Potentials for HPDC Components through Wall Thickness Optimization

In order to the technological transformation of the automotive industry like electromobility or autonomous driving and increasing requirements for CO2 emissions from vehicles on the political side, the manufacturers have to break new ground, this also applies to the foundry industry as a major supplier. Innovative casting components can further reduce vehicle weights and thus decrease emissions. In addition, thin-walled high pressure die casting components enable foundries to expand their product portfolio by making it possible to substitute existing plastic components as lighter, higher strength and functional integration parts by high pressure die casting.

Seat Armrest with Optimized Topology

The aim of this study was to show potentials for high pressure die casting components in new markets by reducing wall thicknesses. Stiffness losses and instability problems were avoided by an adapted structure. For effective lightweight construction, the mechanical properties of the material must be fully exploited and adapted to a structure suitable for the load. This can be ideally realised by the design freedom in the casting. In a product development process consisting of numerical topology optimization, strength calculation and manufacturing simulation, a seat armrest was completely new developed as a thin-walled high pressure die casting component. In order to exploit the lightweight construction potential of the process, wall thicknesses of less than 1 mm were considered for the construction.

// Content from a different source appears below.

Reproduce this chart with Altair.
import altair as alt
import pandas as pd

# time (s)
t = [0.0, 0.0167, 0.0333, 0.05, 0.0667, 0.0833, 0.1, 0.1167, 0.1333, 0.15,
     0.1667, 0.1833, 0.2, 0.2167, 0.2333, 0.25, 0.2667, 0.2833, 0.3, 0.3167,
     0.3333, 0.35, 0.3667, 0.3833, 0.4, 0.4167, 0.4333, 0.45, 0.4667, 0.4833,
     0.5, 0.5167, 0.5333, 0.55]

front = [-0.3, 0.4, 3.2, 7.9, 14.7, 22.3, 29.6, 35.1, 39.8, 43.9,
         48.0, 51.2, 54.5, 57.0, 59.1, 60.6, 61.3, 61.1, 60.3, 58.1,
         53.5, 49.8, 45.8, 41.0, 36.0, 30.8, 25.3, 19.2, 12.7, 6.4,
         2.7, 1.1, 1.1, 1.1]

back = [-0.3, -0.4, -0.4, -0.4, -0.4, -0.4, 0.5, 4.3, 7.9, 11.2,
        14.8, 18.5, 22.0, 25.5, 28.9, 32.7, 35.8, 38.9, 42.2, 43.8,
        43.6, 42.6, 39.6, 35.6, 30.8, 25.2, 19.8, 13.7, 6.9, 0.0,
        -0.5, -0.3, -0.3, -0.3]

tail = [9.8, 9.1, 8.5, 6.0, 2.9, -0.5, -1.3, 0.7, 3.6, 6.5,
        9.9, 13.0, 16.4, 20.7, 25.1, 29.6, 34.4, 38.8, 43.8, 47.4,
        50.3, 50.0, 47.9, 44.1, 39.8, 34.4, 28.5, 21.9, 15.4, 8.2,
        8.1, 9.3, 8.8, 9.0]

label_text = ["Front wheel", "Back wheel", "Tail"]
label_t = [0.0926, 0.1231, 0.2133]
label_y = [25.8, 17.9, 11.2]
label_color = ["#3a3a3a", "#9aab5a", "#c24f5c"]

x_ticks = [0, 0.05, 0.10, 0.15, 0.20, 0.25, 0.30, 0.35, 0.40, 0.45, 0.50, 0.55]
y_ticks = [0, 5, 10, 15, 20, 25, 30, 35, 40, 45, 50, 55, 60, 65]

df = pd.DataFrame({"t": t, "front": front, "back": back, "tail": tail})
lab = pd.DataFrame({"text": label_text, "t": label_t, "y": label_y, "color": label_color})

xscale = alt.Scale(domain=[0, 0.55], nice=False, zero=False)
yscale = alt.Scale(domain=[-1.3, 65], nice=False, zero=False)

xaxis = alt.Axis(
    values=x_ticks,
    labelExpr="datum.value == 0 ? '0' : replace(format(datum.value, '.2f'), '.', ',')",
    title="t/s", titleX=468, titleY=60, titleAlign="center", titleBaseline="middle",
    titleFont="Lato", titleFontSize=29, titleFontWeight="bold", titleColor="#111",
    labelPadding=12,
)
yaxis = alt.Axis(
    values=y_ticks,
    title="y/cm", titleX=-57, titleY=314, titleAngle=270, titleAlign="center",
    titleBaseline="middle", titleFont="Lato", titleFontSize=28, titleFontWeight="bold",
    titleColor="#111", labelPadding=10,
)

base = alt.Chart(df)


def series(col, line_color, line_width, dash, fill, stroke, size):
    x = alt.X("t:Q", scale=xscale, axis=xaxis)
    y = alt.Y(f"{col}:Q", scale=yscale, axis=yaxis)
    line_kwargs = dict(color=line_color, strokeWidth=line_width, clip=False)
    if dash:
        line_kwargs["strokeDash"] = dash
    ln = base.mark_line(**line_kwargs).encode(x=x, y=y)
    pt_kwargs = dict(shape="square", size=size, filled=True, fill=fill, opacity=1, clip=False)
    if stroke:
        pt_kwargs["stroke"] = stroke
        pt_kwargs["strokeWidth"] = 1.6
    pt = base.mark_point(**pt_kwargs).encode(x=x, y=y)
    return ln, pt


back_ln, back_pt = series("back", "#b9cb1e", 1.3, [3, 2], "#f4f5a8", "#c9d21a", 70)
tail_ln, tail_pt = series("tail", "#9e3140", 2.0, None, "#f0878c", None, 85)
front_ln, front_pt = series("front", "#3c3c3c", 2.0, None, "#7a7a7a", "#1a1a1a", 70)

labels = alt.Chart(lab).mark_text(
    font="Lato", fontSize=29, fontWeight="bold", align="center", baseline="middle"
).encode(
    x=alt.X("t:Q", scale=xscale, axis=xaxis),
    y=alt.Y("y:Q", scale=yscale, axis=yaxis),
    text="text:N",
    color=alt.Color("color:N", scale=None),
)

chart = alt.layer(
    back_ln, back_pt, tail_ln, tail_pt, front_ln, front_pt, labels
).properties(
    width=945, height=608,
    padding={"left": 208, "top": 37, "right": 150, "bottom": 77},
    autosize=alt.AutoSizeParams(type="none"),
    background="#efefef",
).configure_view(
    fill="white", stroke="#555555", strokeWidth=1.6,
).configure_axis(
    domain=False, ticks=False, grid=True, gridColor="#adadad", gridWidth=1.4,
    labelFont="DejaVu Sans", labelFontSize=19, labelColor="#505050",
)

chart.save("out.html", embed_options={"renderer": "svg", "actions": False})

The design space for topology optimization was developed based on anthropometric dimensions. With the topology optimization a maximum stiff structure should be found. In order to be able to manufacture this in die casting, manufacturing boundary conditions, such as a pull-out direction and minimum and maximum wall thicknesses, were specified. As there are no legal requirements for the withstanding loads of car armrests, load cases from the standards for furniture were used to define the load cases.

Compared to a common armrest for commercial vehicles, made of fiber-reinforced plastic, PA 6 GF30 - polyamide with 30 % glass fibers, the potential of thin-wall high pressure die casting components becomes apparent. The new development made of the aluminum alloy AlSi10MnMg is 7 % lighter. In addition, the load capacity is more than doubled. An analysis of the armrest made of the magnesium alloy AZ91 reduces the weight by 38 % compared to the plastic version, with almost double load capacity. All necessary functions are included in this one casting part. The positive result in favor of the metals is due to the higher modulus of elasticity, which is decisive for the investigated load cases. The structure-mechanically optimized design reduces stress peaks and exhibits an intentional compliance.

A manufacturing simulation proves the manufacturability of the newly developed armrest made of high pressure die casting aluminum. One challenge in casting thin-walled components is the design of tempering channel system to ensure that the thin gates do not solidify too quickly to maintain the intensification phase for a longer time.